La seule qui me laisse un peu perplexe, en réalité, est Rosita elle-même. On comprend qu'elle n'est pas venue dans ce bled perdu des Pays-Bas pour aller résoudre une enquête (qui va se présenter à elle à son corps presque défendant !), mais pour une raison autre que de pures vacances ; raison qui sera peu à peu révélée, mais qui pour moi n'est pas aboutie. À part ça, j'ai un peu de mal avec la personnage même : l'autrice nous la présente comme une policière hors pair, qui a un taux de réussite phénoménal y compris pour quelques cold cases, et elle nous cite même quelques exemples vite survolés de ce que Rosita a réalisé dans sa carrière parisienne. Bon, ok : on n'a aucun de ces antécédents, je me suis même demandé s'il y avait une série avant la série, que j'aurais loupée, et dans laquelle les aventures parisiennes auraient été contées… Mais non, il semble bien que c'est le tome 1 d'une nouvelle série avec cette héroïne-là. Soit.
Mais alors, pourquoi faut-il toujours que les autrices jeunes (car Anne Boudart est jeune, quand on voit ses photos sur Internet c'est indéniable) dépeignent leurs aîné.es comme à moitié arriéré.es ?! Parce qu'elle a 57 ans (ce qui est répété plus d'une fois), Rosita est enrobée, petite, coiffée à la va-comme-je-te-pousse hirsute parce qu'elle ne prend plus soin d'elle, et mal attifée. Certes, c'est un choix d'autrice, et je l'ai dit, on sait qu'on est dans la caricature… mais Anne Boudart aurait-elle décrit son héroïne d'une telle façon si elle lui avait donné 15 ou seulement 10 ans de moins ? J'ai un gros doute…
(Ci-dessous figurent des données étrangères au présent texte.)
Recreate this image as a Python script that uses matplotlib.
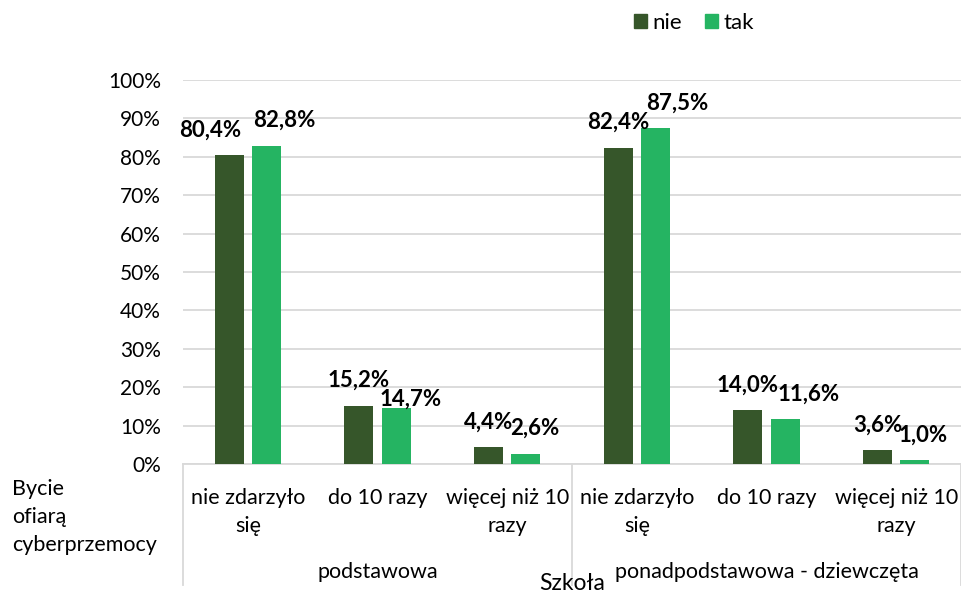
import numpy as np
import matplotlib
matplotlib.use('Agg')
import matplotlib.pyplot as plt
from matplotlib.patches import Patch

plt.rcParams['font.family'] = ['Lato', 'DejaVu Sans']

# data
categories = ['nie zdarzyło\nsię', 'do 10 razy', 'więcej niż 10\nrazy',
              'nie zdarzyło\nsię', 'do 10 razy', 'więcej niż 10\nrazy']
groups = ['podstawowa', 'ponadpodstawowa - dziewczęta']
series = ['nie', 'tak']
nie_vals = [80.4, 15.2, 4.4, 82.4, 14.0, 3.6]
tak_vals = [82.8, 14.7, 2.6, 87.5, 11.6, 1.0]

dark = '#36562A'
light = '#25B462'
grid_c = '#D9D9D9'

# label offsets in pixels (Excel moved some labels to avoid overlap)
nie_dx = [-19, 0, 0, 0, 0, 0]
tak_dx = [18, 15, 9, 22, 24, 8]
nie_dy = [25, 25, 25, 25, 25, 25]
tak_dy = [26, 8, 26, 25, 25, 25]

W, H = 961, 595
fig = plt.figure(figsize=(W / 100, H / 100), dpi=100)
ax = fig.add_axes([183 / W, 1 - 464 / H, 778 / W, 384 / H])

x = np.arange(len(categories))
bw = 0.224
off = 0.143
ax.bar(x - off, nie_vals, bw, color=dark, zorder=3)
ax.bar(x + off, tak_vals, bw, color=light, zorder=3)

def fmt(v):
    return f'{v:.1f}%'.replace('.', ',')

for i in range(len(x)):
    ax.annotate(fmt(nie_vals[i]), (x[i] - off, nie_vals[i]), xytext=(nie_dx[i], nie_dy[i]),
                textcoords='offset pixels', ha='center', va='center',
                fontsize=16, fontweight='bold', zorder=4)
    ax.annotate(fmt(tak_vals[i]), (x[i] + off, tak_vals[i]), xytext=(tak_dx[i], tak_dy[i]),
                textcoords='offset pixels', ha='center', va='center',
                fontsize=16, fontweight='bold', zorder=4)

ax.set_xlim(-0.5, len(x) - 0.5)
ax.set_ylim(0, 100)
ax.set_yticks(np.arange(0, 101, 10))
ax.set_yticklabels([f'{v}%' for v in range(0, 101, 10)])
ax.yaxis.grid(True, color=grid_c, lw=1.3, zorder=0)
ax.set_axisbelow(True)
for s in ['top', 'right', 'left']:
    ax.spines[s].set_visible(False)
ax.spines['bottom'].set_color(grid_c)
ax.spines['bottom'].set_linewidth(1.3)
ax.tick_params(axis='y', length=0, pad=16, labelsize=15)
ax.set_xticks(x)
ax.set_xticklabels(categories)
ax.tick_params(axis='x', length=0, pad=17, labelsize=15.5)
for t in ax.get_xticklabels():
    t.set_linespacing(1.55)

tr = ax.get_xaxis_transform()
for xs in [-0.5, 2.5, 5.5]:
    ax.plot([xs, xs], [0, -0.315], color=grid_c, lw=1.3, transform=tr, clip_on=False)

ax.text(1, -0.281, groups[0], transform=tr, ha='center', va='center', fontsize=15.5)
ax.text(4, -0.281, groups[1], transform=tr, ha='center', va='center', fontsize=15.5)
ax.text(2.5, -0.312, 'Szkoła', transform=tr, ha='center', va='center', fontsize=16.5)

fig.text(12 / W, 1 - 517 / H, 'Bycie\nofiarą\ncyberprzemocy', ha='left', va='center',
         fontsize=15.5, linespacing=1.5)

handles = [Patch(color=dark, label=series[0]), Patch(color=light, label=series[1])]
fig.legend(handles=handles, loc='center', bbox_to_anchor=(694 / W, 1 - 23 / H), ncol=2,
           frameon=False, fontsize=16, handlelength=0.6, handleheight=0.6,
           handletextpad=0.25, columnspacing=1.0)

fig.savefig('out.png', dpi=100)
Ici en tout cas, j'ai ressenti que cette décrépitude physique (y inclus capillaire et vestimentaire) allait de pair avec l'âge « avancé » de Rosita qui, en contrepartie, a quand même un esprit toujours aussi vif, ouf ! Il n'empêche : à mes yeux de (jeune) quinquagénaire, cette façon de présenter une autre quinqua relève d'un certain « jeunisme ». Oh ! il est masqué, sans doute même pas conscient de la part de l'autrice ! alors je lève les yeux sur plusieurs de mes collègues qui approchent de la soixantaine, et tout à coup je trouve cette vision de l'autrice, caricature ou pas, tout simplement très réductrice, « sans le vouloir » peut-être, mais à la limite, c'est encore pire…

Lirai-je la suite des aventures de Rosita Marcadet ? Après tout, ceci est présenté comme un tome 1, donc on imagine très bien que ça ne va pas s'arrêter là ! Rassurez-vous : ma réponse ne sera pas tranchée en défaveur de l'autrice ! Je pense même lui laisser une seconde chance, en accentuant peut-être davantage mon regard d'entomologiste, ce qui évitera les déceptions. Après tout, je peux bien reconnaître que parfois, ce regard d'une Française sur des Pays-Bas tellement exotiques m'a fait sourire, aussi, à défaut d'y avoir trouvé l'engouement de la plupart des autres lecteurs.